The screen lit up with a folder displayed on it. No password. No encryption. Just one folder labeled Pyramid.
I clicked the folder, pushing aside the fleeting thought that it could be a virus or something worse. Inside was a list of spreadsheets, and I clicked on the first one.
Time stamps. Transaction IDs. Wire routes. Bank names I didn’t recognize. Names I did recognize. I came out of it and clicked on the next one. It was more of the same. So was the next. And the next.
And one that was called E.M.C. Holdings–Elixir Nightlife Transfer–Routed: V. Ferraro
I stared at the screen, the blood rushing in my ears.
I didn’t understand any of that except for one word. Elixir .
Zayn’s club. His front as it turned out. There it was, linked by name and number, like a receipt. What was I looking at? It appeared to be a web of shell companies, silent partners, and laundering pipelines that I couldn’t even pretend to comprehend.
A subfolder caught my eye. Photos.
With a shaky breath, I clicked.
The first image was a grainy shot of Zayn shaking hands with a man in a dark coat, his face half hidden. But I recognized him; it was the same man from the laundering drop I wasn’t supposed to see—the older man, not the one who had looked at me like I was a weakness.
I clicked on another photo. My gasp echoed in the quiet of the kitchen. This one was a close-up shot of me outside Elixir. My face was slightly blurred but still unmistakable. My stomach roiled. Cold sweat trickled down my spine.

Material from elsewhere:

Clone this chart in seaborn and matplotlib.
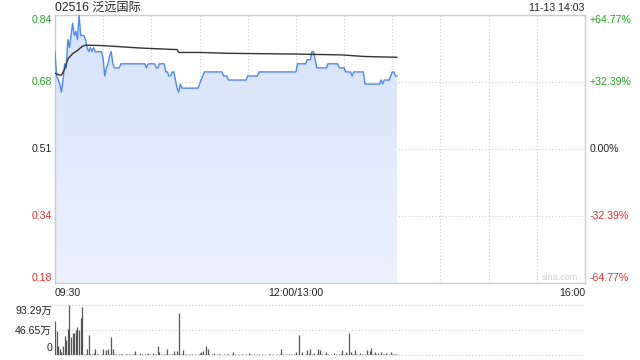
import numpy as np
import pandas as pd
import matplotlib
matplotlib.use("Agg")
import matplotlib.pyplot as plt
import seaborn as sns
from matplotlib.colors import LinearSegmentedColormap

# ---------------- data ----------------
title = "02516 泛远国际"
stamp = "11-13 14:03"
prev_close = 0.51
pct_range = 64.77
price_tick_labels = ["0.84", "0.68", "0.51", "0.34", "0.18"]
pct_tick_labels = ["+64.77%", "+32.39%", "0.00%", "-32.39%", "-64.77%"]
time_labels = ["09:30", "12:00/13:00", "16:00"]
vol_max = 93.29
vol_tick_labels = ["93.29万", "46.65万", "0"]

# price per minute, run-length encoded (level, number of minutes)
price_levels = [0.75, 0.69, 0.68, 0.67, 0.65, 0.68, 0.72, 0.71, 0.78, 0.76,
                0.79, 0.82, 0.79, 0.80, 0.78, 0.84, 0.79, 0.78, 0.76, 0.75,
                0.76, 0.75, 0.76, 0.75, 0.73, 0.69, 0.71, 0.72, 0.74, 0.75,
                0.72, 0.71, 0.72, 0.71, 0.72, 0.71, 0.72, 0.70, 0.69, 0.70,
                0.68, 0.66, 0.65, 0.67, 0.66, 0.67, 0.68, 0.69, 0.70, 0.69,
                0.68, 0.69, 0.70, 0.72, 0.73, 0.75, 0.73, 0.71, 0.72, 0.71,
                0.70, 0.69, 0.70, 0.67, 0.68, 0.67, 0.68, 0.69, 0.70, 0.69]
price_counts = [1, 1, 1, 1, 1, 1, 1, 1, 1, 1,
                1, 1, 1, 1, 1, 1, 3, 1, 1, 1,
                1, 1, 1, 5, 1, 1, 1, 1, 1, 1,
                1, 4, 16, 1, 5, 2, 4, 2, 2, 2,
                1, 1, 1, 1, 11, 1, 1, 1, 12, 3,
                12, 7, 24, 6, 3, 2, 1, 7, 7, 4,
                4, 1, 7, 10, 1, 1, 4, 1, 2, 2]

# average price line vertices
avg_minutes = [0, 2, 4, 6, 8, 11, 14, 17, 19, 29, 53, 64, 76, 77, 91, 106, 150, 178, 193, 213]
avg_values = [0.697, 0.693, 0.692, 0.707, 0.732, 0.745, 0.753, 0.763, 0.766, 0.765,
              0.759, 0.757, 0.755, 0.748, 0.748, 0.746, 0.744, 0.742, 0.738, 0.736]

# volume per minute (万)
volumes = [63, 44, 17, 12, 6, 18, 35, 28, 49, 93,
           34, 41, 41, 46, 52, 46, 68, 89, 2, 3,
           11, 37, 2, 3, 4, 11, 2, 3, 1, 2,
           11, 2, 9, 11, 2, 34, 11, 2, 3, 1,
           2, 3, 2, 1, 2, 2, 3, 1, 2, 2,
           8, 2, 1, 5, 2, 1, 2, 3, 5, 2,
           1, 5, 2, 3, 17, 6, 2, 1, 2, 3,
           11, 2, 3, 2, 8, 2, 8, 78, 3, 2,
           9, 2, 3, 1, 2, 3, 1, 2, 1, 2,
           4, 6, 8, 2, 18, 11, 2, 1, 2, 4,
           1, 2, 3, 2, 1, 2, 1, 2, 2, 1,
           2, 6, 2, 1, 2, 1, 2, 2, 1, 2,
           1, 4, 2, 1, 2, 1, 2, 2, 1, 2,
           1, 2, 1, 2, 2, 1, 2, 1, 2, 1,
           2, 11, 2, 1, 2, 1, 2, 2, 1, 2,
           6, 2, 37, 2, 6, 1, 2, 9, 2, 11,
           2, 4, 1, 2, 11, 9, 2, 1, 2, 6,
           2, 1, 2, 1, 4, 2, 1, 2, 3, 9,
           2, 6, 2, 41, 6, 2, 3, 9, 2, 1,
           4, 2, 1, 3, 9, 2, 8, 14, 2, 6,
           2, 4, 1, 6, 2, 3, 4, 2, 1, 6,
           2, 3, 2, 2]

session_minutes = 330
grid_step = 30

# ---------------- build ----------------
prices = np.repeat(price_levels, price_counts)
minutes = np.arange(len(prices))
df = pd.DataFrame({"minute": minutes, "price": prices})
df_avg = pd.DataFrame({"minute": avg_minutes, "avg": avg_values})
vol_minutes = np.arange(len(volumes))

ymax = prev_close * (1 + pct_range / 100)
ymin = prev_close * (1 - pct_range / 100)
half = pct_range / 2 / 100
hgrid = [prev_close * (1 + half), prev_close, prev_close * (1 - half)]

sns.set_theme(style="white")
plt.rcParams["font.family"] = ["Liberation Sans", "Noto Sans CJK SC", "DejaVu Sans"]

W, H = 640, 360
fig = plt.figure(figsize=(6.4, 3.6), dpi=100)
fig.patch.set_facecolor("white")


def fx(x):
    return x / W


def fy(y):
    return 1 - y / H


ax = fig.add_axes([fx(55), fy(283), 530 / W, 268 / H])
axv = fig.add_axes([fx(55), fy(355.3), 530 / W, 50.6 / H])

grid_color = "#cccccc"
dot = (0, (1, 2))
green = "#22a322"
red = "#e52d2d"
dark = "#222222"

# gradient fill under price
poly = ax.fill_between(df["minute"], df["price"], ymin, color="none", lw=0)
cmap = LinearSegmentedColormap.from_list("fillgrad", ["#ebf1fd", "#d6e3fb"])
grad = np.linspace(0, 1, 256).reshape(-1, 1)
img = ax.imshow(grad, extent=[0, minutes[-1], ymin, ymax], origin="lower",
                aspect="auto", cmap=cmap, zorder=1)
img.set_clip_path(poly.get_paths()[0], transform=ax.transData)

for m in range(grid_step, session_minutes, grid_step):
    ax.axvline(m, color=grid_color, ls=dot, lw=0.8, zorder=0.5)
for v in hgrid:
    ax.axhline(v, color=grid_color, ls=dot, lw=0.8, zorder=0.5)

sns.lineplot(data=df, x="minute", y="price", ax=ax, color="#5088ee", lw=1.0,
             zorder=3, sort=False)
sns.lineplot(data=df_avg, x="minute", y="avg", ax=ax, color="#333333", lw=1.0,
             zorder=4, sort=False)

ax.set_xlim(0, session_minutes)
ax.set_ylim(ymin, ymax)
ax.set_xticks([])
ax.set_yticks([])
ax.set_xlabel("")
ax.set_ylabel("")
for s in ax.spines.values():
    s.set_color(grid_color)
    s.set_linewidth(1)

# volume panel
axv.vlines(vol_minutes, 0, volumes, color="#555555", lw=0.9)
for v in [vol_max, vol_max / 2, 0]:
    axv.axhline(v, color=grid_color, ls=dot, lw=0.8, zorder=0, clip_on=False)
axv.set_xlim(0, session_minutes)
axv.set_ylim(0, vol_max)
axv.set_xticks([])
axv.set_yticks([])
for s in axv.spines.values():
    s.set_visible(False)

fs = 7.6
# header
fig.text(fx(55), fy(7.5), title, fontsize=8.7, color=dark, ha="left", va="center")
fig.text(fx(584), fy(8), stamp, fontsize=fs, color=dark, ha="right", va="center")

# price / pct labels
label_y = [20, 82, 149, 216, 278]
colors = [green, green, dark, red, red]
for lab, pct, y, c in zip(price_tick_labels, pct_tick_labels, label_y, colors):
    fig.text(fx(52), fy(y), lab, fontsize=fs, color=c, ha="right", va="center")
    fig.text(fx(590), fy(y), pct, fontsize=fs, color=c, ha="left", va="center")

# time labels
fig.text(fx(55), fy(293.5), time_labels[0], fontsize=fs, color=dark, ha="left", va="center")
fig.text(fx(296), fy(293.5), time_labels[1], fontsize=fs, color=dark, ha="center", va="center")
fig.text(fx(585), fy(293.5), time_labels[2], fontsize=fs, color=dark, ha="right", va="center")

# volume labels
for lab, y in zip(vol_tick_labels, [311.3, 330.5, 348.3]):
    fig.text(fx(52), fy(y), lab, fontsize=fs, color=dark, ha="right", va="center")

# watermark
fig.text(fx(578), fy(277), "sina.com", fontsize=6.5, color="#d0d0d0", ha="right", va="center")

fig.savefig("out.png", dpi=100, facecolor="white")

They’d been watching. Observing me. I checked the time stamp; they’d been watching me long before Julian approached me to ask if I could reach out to Zayn for help with his debt.
“He set me up.” The cold, hard truth lay before me. He manipulated me. I’d seen enough. My hands trembled as I closed the folders, yanked the flash drive free, and dropped it onto the table as if it were on fire.

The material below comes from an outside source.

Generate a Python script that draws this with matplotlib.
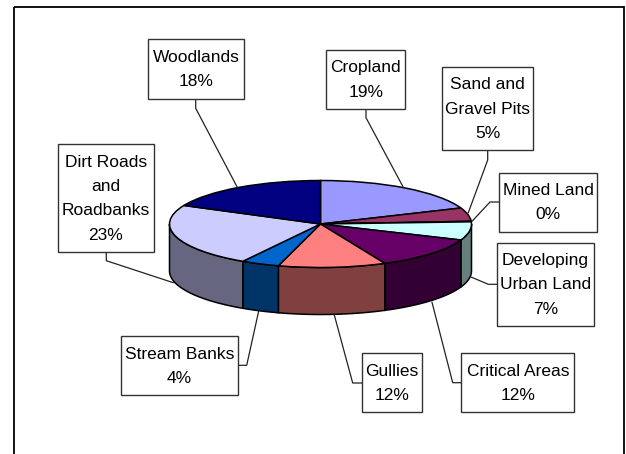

I stood quickly, backing away, needing air, needing distance?—
The front door clicked open. My heart stalled. For the first time in my life, I prayed it was Rye walking through the door.

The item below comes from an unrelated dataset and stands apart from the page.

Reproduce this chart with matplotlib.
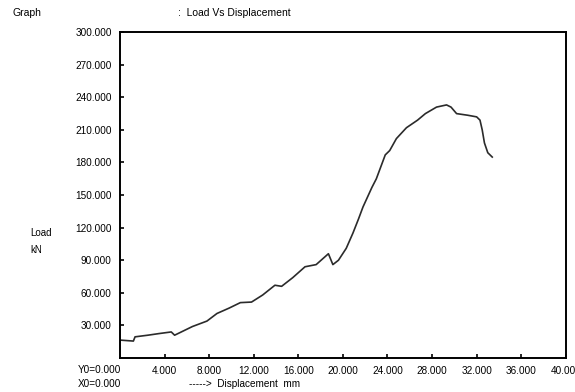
import matplotlib.pyplot as plt
import numpy as np

plt.rcParams['font.family'] = ['Liberation Sans', 'DejaVu Sans']

# displacement (mm) and load (kN)
disp = [0.0, 1.2, 1.35, 2.5, 3.5, 4.6, 4.9, 5.6, 6.5, 7.8, 8.7, 9.8, 10.8, 11.8,
        12.8, 13.9, 14.5, 15.5, 16.6, 17.6, 18.7, 19.1, 19.6, 20.3, 20.9, 21.4,
        21.8, 22.6, 23.0, 23.8, 24.2, 24.8, 25.7, 26.7, 27.4, 28.4, 29.3, 29.7,
        30.2, 31.2, 32.0, 32.3, 32.5, 32.7, 33.0, 33.4]
load = [16.5, 15.6, 19.5, 21.0, 22.5, 24.0, 21.0, 24.5, 29.0, 34.0, 41.0, 46.0,
        51.0, 51.5, 58.0, 67.0, 66.0, 74.0, 84.0, 86.0, 96.0, 86.0, 90.0, 101.0,
        115.0, 128.0, 139.0, 157.0, 165.0, 187.0, 191.0, 202.0, 212.0, 219.0,
        225.0, 231.0, 233.0, 231.0, 225.0, 223.5, 222.0, 219.0, 210.0, 198.0,
        189.0, 185.0]

x_ticks = np.arange(4, 41, 4)
y_ticks = np.arange(30, 301, 30)

fig = plt.figure(figsize=(5.75, 3.92), dpi=100)
ax = fig.add_axes([0.2087, 0.0867, 0.7753, 0.8313])
ax.plot(disp, load, color='#2b2b2b', linewidth=1.2)

ax.set_xlim(0, 40)
ax.set_ylim(0, 300)
ax.set_xticks(x_ticks)
ax.set_yticks(y_ticks)
ax.set_xticklabels(['%.3f' % v for v in x_ticks])
ax.set_yticklabels(['%.3f' % v for v in y_ticks])
ax.tick_params(direction='in', length=3, width=1.2, labelsize=7.2, colors='black', pad=6)
for s in ax.spines.values():
    s.set_linewidth(1.4)

fig.text(12/575, 1 - 13/392, 'Graph', fontsize=7.5, va='center', ha='left')
fig.text(178/575, 1 - 13/392, ':  Load Vs Displacement', fontsize=7.5, va='center', ha='left')
fig.text(30/575, 1 - 233/392, 'Load', fontsize=7, va='center', ha='left')
fig.text(30/575, 1 - 250/392, 'kN', fontsize=7, va='center', ha='left')
fig.text(78/575, 1 - 370/392, 'Y0=0.000', fontsize=7.2, va='center', ha='left')
fig.text(78/575, 1 - 384/392, 'X0=0.000', fontsize=7.2, va='center', ha='left')
fig.text(189/575, 1 - 384/392, '----->  Displacement  mm', fontsize=7.2, va='center', ha='left')

fig.savefig('out.png', dpi=100)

The universe gave me another middle finger as Zayn strolled into the kitchen in a black suit, looking every bit the dangerous man I knew him to be. His eyes were sharp from the moment they locked on to mine.
I didn’t speak. Neither did he .
His gaze dropped to the laptop. To the USB beside it.
His whole body went still.
The mask of Zayn McCabe fell into place effortlessly. I recognized it now—that smooth, unreadable armor he wore like a second skin. Like his tailored suits and expensive watch, it fit him perfectly.
“Isla?” His voice was cool. Controlled. But I heard it, the undercurrent of something warmer, something steady.
Something safe.
I swallowed. My heart pounded, yet my voice remained firm. “We need to talk.”